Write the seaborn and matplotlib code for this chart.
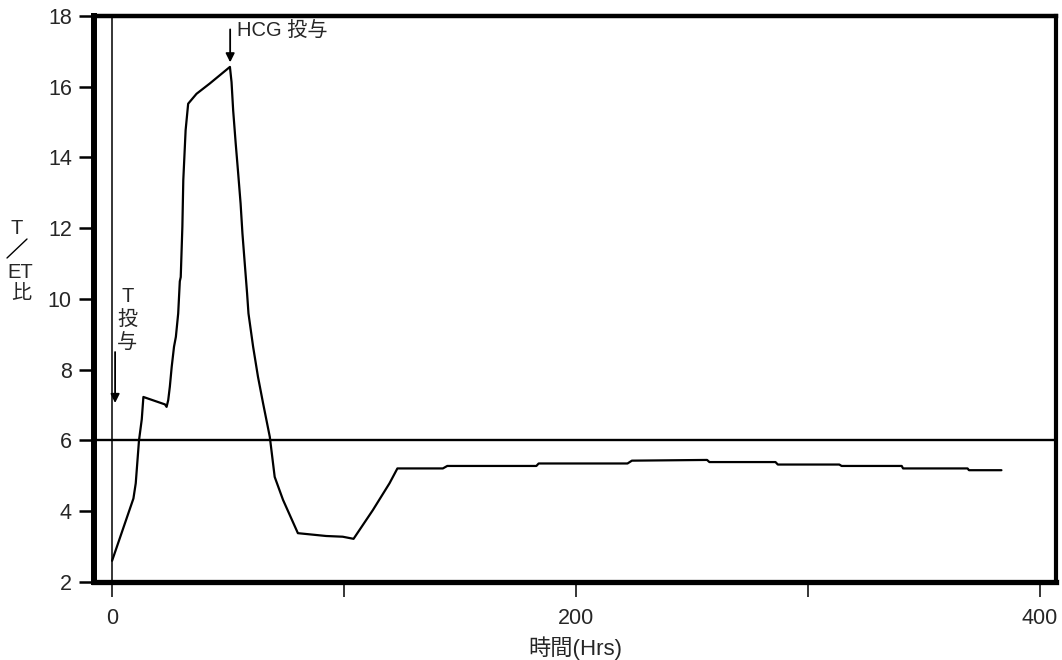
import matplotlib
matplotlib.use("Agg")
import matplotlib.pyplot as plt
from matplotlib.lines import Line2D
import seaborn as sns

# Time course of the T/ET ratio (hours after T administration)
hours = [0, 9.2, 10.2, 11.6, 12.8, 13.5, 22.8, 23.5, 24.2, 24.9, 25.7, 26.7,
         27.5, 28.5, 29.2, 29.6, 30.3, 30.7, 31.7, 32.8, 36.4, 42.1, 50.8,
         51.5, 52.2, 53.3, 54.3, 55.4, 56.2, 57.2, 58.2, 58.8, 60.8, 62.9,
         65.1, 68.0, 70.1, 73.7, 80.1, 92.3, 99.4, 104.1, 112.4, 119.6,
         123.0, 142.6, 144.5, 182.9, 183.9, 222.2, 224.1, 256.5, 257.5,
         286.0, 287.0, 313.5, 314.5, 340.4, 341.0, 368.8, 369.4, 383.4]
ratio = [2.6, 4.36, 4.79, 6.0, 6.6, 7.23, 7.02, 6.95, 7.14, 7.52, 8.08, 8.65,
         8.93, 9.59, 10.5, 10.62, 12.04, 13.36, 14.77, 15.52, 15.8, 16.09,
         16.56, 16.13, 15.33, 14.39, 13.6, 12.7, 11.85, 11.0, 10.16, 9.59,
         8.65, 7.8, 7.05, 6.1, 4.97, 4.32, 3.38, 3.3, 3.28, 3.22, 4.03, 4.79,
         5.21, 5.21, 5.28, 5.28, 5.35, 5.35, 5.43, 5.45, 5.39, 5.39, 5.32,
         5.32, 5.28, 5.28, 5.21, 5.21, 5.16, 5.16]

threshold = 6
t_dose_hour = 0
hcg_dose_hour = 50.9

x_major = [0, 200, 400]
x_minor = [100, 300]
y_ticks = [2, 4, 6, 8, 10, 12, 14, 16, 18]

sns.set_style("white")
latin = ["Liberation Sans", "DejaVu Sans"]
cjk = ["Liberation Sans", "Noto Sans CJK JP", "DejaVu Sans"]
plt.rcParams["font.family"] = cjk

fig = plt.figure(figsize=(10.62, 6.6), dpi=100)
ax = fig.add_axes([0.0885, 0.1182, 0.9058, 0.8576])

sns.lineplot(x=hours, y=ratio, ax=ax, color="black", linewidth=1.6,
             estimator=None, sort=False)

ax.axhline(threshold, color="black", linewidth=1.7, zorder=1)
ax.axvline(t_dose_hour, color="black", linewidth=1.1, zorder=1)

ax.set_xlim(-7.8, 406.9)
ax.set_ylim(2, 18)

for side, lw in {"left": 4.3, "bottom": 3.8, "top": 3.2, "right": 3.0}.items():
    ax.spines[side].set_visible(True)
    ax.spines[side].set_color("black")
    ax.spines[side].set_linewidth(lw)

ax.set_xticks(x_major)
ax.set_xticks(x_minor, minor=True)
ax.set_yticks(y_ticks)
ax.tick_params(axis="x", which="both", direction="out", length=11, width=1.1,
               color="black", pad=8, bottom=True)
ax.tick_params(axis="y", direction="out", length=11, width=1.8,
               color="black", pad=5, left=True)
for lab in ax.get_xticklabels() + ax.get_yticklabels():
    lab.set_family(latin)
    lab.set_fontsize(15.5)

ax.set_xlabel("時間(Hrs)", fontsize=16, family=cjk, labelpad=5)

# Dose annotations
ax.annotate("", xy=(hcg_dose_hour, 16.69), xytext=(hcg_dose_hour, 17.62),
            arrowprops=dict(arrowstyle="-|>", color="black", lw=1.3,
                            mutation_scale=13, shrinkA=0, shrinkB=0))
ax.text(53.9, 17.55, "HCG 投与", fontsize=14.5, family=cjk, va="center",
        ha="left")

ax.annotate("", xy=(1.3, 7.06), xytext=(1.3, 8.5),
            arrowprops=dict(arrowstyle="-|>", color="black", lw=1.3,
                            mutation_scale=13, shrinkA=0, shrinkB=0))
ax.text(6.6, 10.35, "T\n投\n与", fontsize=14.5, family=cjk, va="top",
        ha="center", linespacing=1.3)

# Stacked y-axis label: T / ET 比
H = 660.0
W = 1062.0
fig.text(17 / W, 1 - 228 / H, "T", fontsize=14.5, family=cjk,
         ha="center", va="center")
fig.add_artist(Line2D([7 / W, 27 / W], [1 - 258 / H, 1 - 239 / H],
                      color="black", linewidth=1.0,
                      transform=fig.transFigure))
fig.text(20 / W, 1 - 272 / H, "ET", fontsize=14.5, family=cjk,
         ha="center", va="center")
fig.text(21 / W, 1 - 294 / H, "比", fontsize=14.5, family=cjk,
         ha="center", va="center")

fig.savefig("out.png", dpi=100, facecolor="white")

## EXERCISE OBJECTIVE
Pictures are excluded; copy all other data exactly as shown.

## SOLVED EXERCISE
Write the seaborn and matplotlib code for this chart.
import matplotlib
matplotlib.use("Agg")
import matplotlib.pyplot as plt
from matplotlib.lines import Line2D
import seaborn as sns

# Time course of the T/ET ratio (hours after T administration)
hours = [0, 9.2, 10.2, 11.6, 12.8, 13.5, 22.8, 23.5, 24.2, 24.9, 25.7, 26.7,
         27.5, 28.5, 29.2, 29.6, 30.3, 30.7, 31.7, 32.8, 36.4, 42.1, 50.8,
         51.5, 52.2, 53.3, 54.3, 55.4, 56.2, 57.2, 58.2, 58.8, 60.8, 62.9,
         65.1, 68.0, 70.1, 73.7, 80.1, 92.3, 99.4, 104.1, 112.4, 119.6,
         123.0, 142.6, 144.5, 182.9, 183.9, 222.2, 224.1, 256.5, 257.5,
         286.0, 287.0, 313.5, 314.5, 340.4, 341.0, 368.8, 369.4, 383.4]
ratio = [2.6, 4.36, 4.79, 6.0, 6.6, 7.23, 7.02, 6.95, 7.14, 7.52, 8.08, 8.65,
         8.93, 9.59, 10.5, 10.62, 12.04, 13.36, 14.77, 15.52, 15.8, 16.09,
         16.56, 16.13, 15.33, 14.39, 13.6, 12.7, 11.85, 11.0, 10.16, 9.59,
         8.65, 7.8, 7.05, 6.1, 4.97, 4.32, 3.38, 3.3, 3.28, 3.22, 4.03, 4.79,
         5.21, 5.21, 5.28, 5.28, 5.35, 5.35, 5.43, 5.45, 5.39, 5.39, 5.32,
         5.32, 5.28, 5.28, 5.21, 5.21, 5.16, 5.16]

threshold = 6
t_dose_hour = 0
hcg_dose_hour = 50.9

x_major = [0, 200, 400]
x_minor = [100, 300]
y_ticks = [2, 4, 6, 8, 10, 12, 14, 16, 18]

sns.set_style("white")
latin = ["Liberation Sans", "DejaVu Sans"]
cjk = ["Liberation Sans", "Noto Sans CJK JP", "DejaVu Sans"]
plt.rcParams["font.family"] = cjk

fig = plt.figure(figsize=(10.62, 6.6), dpi=100)
ax = fig.add_axes([0.0885, 0.1182, 0.9058, 0.8576])

sns.lineplot(x=hours, y=ratio, ax=ax, color="black", linewidth=1.6,
             estimator=None, sort=False)

ax.axhline(threshold, color="black", linewidth=1.7, zorder=1)
ax.axvline(t_dose_hour, color="black", linewidth=1.1, zorder=1)

ax.set_xlim(-7.8, 406.9)
ax.set_ylim(2, 18)

for side, lw in {"left": 4.3, "bottom": 3.8, "top": 3.2, "right": 3.0}.items():
    ax.spines[side].set_visible(True)
    ax.spines[side].set_color("black")
    ax.spines[side].set_linewidth(lw)

ax.set_xticks(x_major)
ax.set_xticks(x_minor, minor=True)
ax.set_yticks(y_ticks)
ax.tick_params(axis="x", which="both", direction="out", length=11, width=1.1,
               color="black", pad=8, bottom=True)
ax.tick_params(axis="y", direction="out", length=11, width=1.8,
               color="black", pad=5, left=True)
for lab in ax.get_xticklabels() + ax.get_yticklabels():
    lab.set_family(latin)
    lab.set_fontsize(15.5)

ax.set_xlabel("時間(Hrs)", fontsize=16, family=cjk, labelpad=5)

# Dose annotations
ax.annotate("", xy=(hcg_dose_hour, 16.69), xytext=(hcg_dose_hour, 17.62),
            arrowprops=dict(arrowstyle="-|>", color="black", lw=1.3,
                            mutation_scale=13, shrinkA=0, shrinkB=0))
ax.text(53.9, 17.55, "HCG 投与", fontsize=14.5, family=cjk, va="center",
        ha="left")

ax.annotate("", xy=(1.3, 7.06), xytext=(1.3, 8.5),
            arrowprops=dict(arrowstyle="-|>", color="black", lw=1.3,
                            mutation_scale=13, shrinkA=0, shrinkB=0))
ax.text(6.6, 10.35, "T\n投\n与", fontsize=14.5, family=cjk, va="top",
        ha="center", linespacing=1.3)

# Stacked y-axis label: T / ET 比
H = 660.0
W = 1062.0
fig.text(17 / W, 1 - 228 / H, "T", fontsize=14.5, family=cjk,
         ha="center", va="center")
fig.add_artist(Line2D([7 / W, 27 / W], [1 - 258 / H, 1 - 239 / H],
                      color="black", linewidth=1.0,
                      transform=fig.transFigure))
fig.text(20 / W, 1 - 272 / H, "ET", fontsize=14.5, family=cjk,
         ha="center", va="center")
fig.text(21 / W, 1 - 294 / H, "比", fontsize=14.5, family=cjk,
         ha="center", va="center")

fig.savefig("out.png", dpi=100, facecolor="white")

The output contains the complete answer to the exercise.